I sincerely hope that you are being ironic.
Are you not aware that the MTD rules do not allow us agents to log into our clients' Digital Tax Accounts?
You couldn't make it up.
You are welcome to refer to to any or all of my previous comments on MTD.
The current plans for MTD, which have already been kicked into the long grass in respect of direct taxation, won't happen.
The VAT plans will be implemented but after the usual initial problems, the rules will be eased to allow keyed input of return data.
I won't be wasting any more time on this subject.
Next question please.
Client: If I get a computer for my accounts, what will it do for me?
Me: In your case, you will be able to make bigger mistakes faster.
The real problem is that the whole project is being done backwards. They shouldn't have started with a huge budget to be spent, thin air deadlines and software.
Briefly, the project should have started with realistic objectives, consultations with all interested parties, then drafting policy, specifications and legislation/regulations. The next step is software design, testing, modification where necessary and approval.

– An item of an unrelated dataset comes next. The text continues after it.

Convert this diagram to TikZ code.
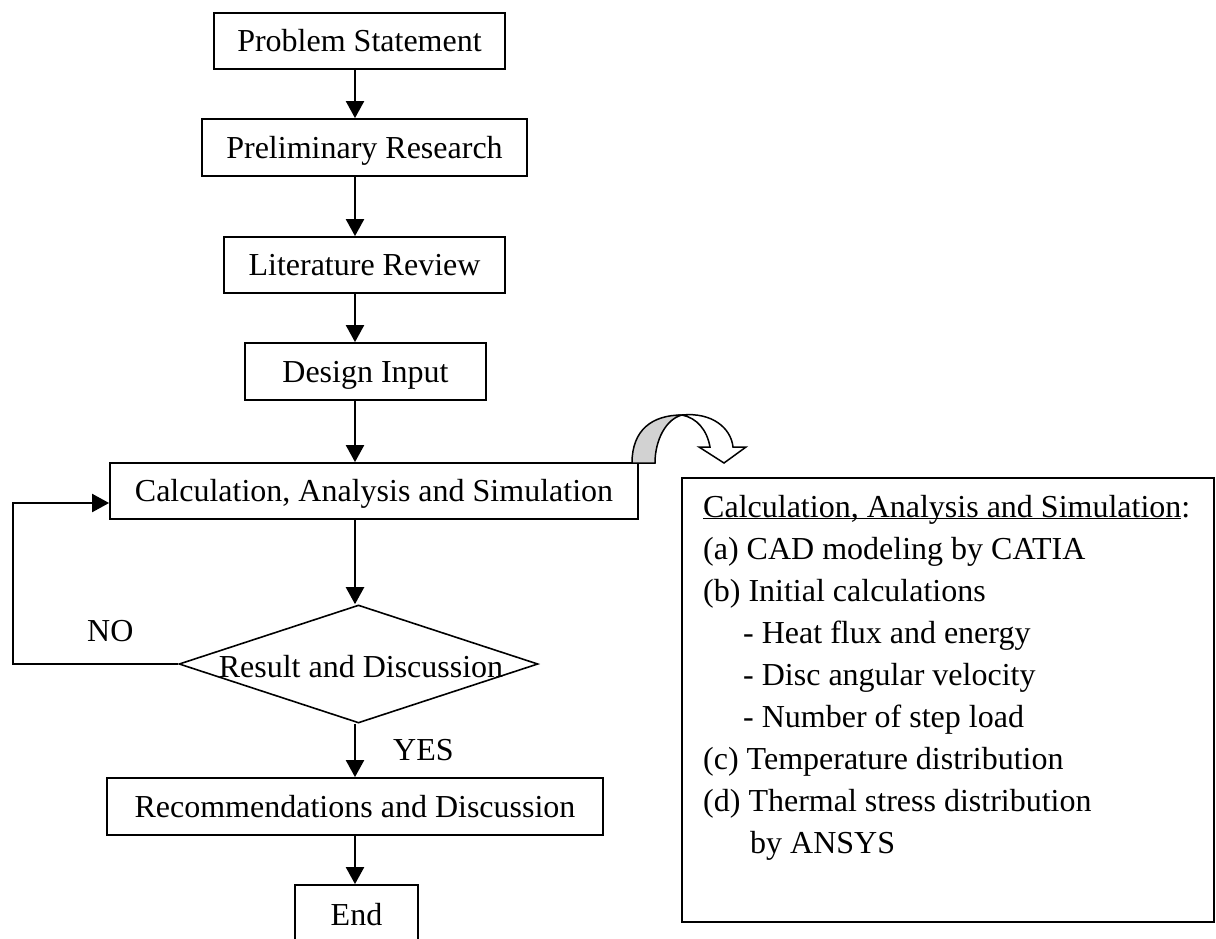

You then give taxpayers and/or agents time to determine specific requirements and responsibilities, select appropriate approved software, make the necessary staff adjustments and allow time for training and parallel running.
Implementation should be staged, starting with the largest businesses first and working downwards through the medium, small and micro.
The new system should exempt any business where it is clear that digitisation on a quarterly basis will be burdensome and without any measurable benefit to taxpayer or Revenue.
Instead we have an expensive, wasteful, inefficient, unworkable botch.
The polite term is omnishambles.
The real description starts with the word cluster.
I have my doubts that Sage could be a better choice for anything.
Participation in internal courses on the correct use of spreadsheets was mandatory when I was a student accountant at one of the then Big Four firms more than 30 years ago. I also benefited from an advanced spreadsheet course after I had qualified.
It is true that the software covered by the early courses comprised Visicalc and Supercalc. The advanced training was on Lotus 123.
I never received any formal training on Excel but the basic principles and disciplines were properly taught and our competence assessed.
No, but I don't think such practical matters will prevent HMRC from charging penalties until the first of such cases reach the Tribunals.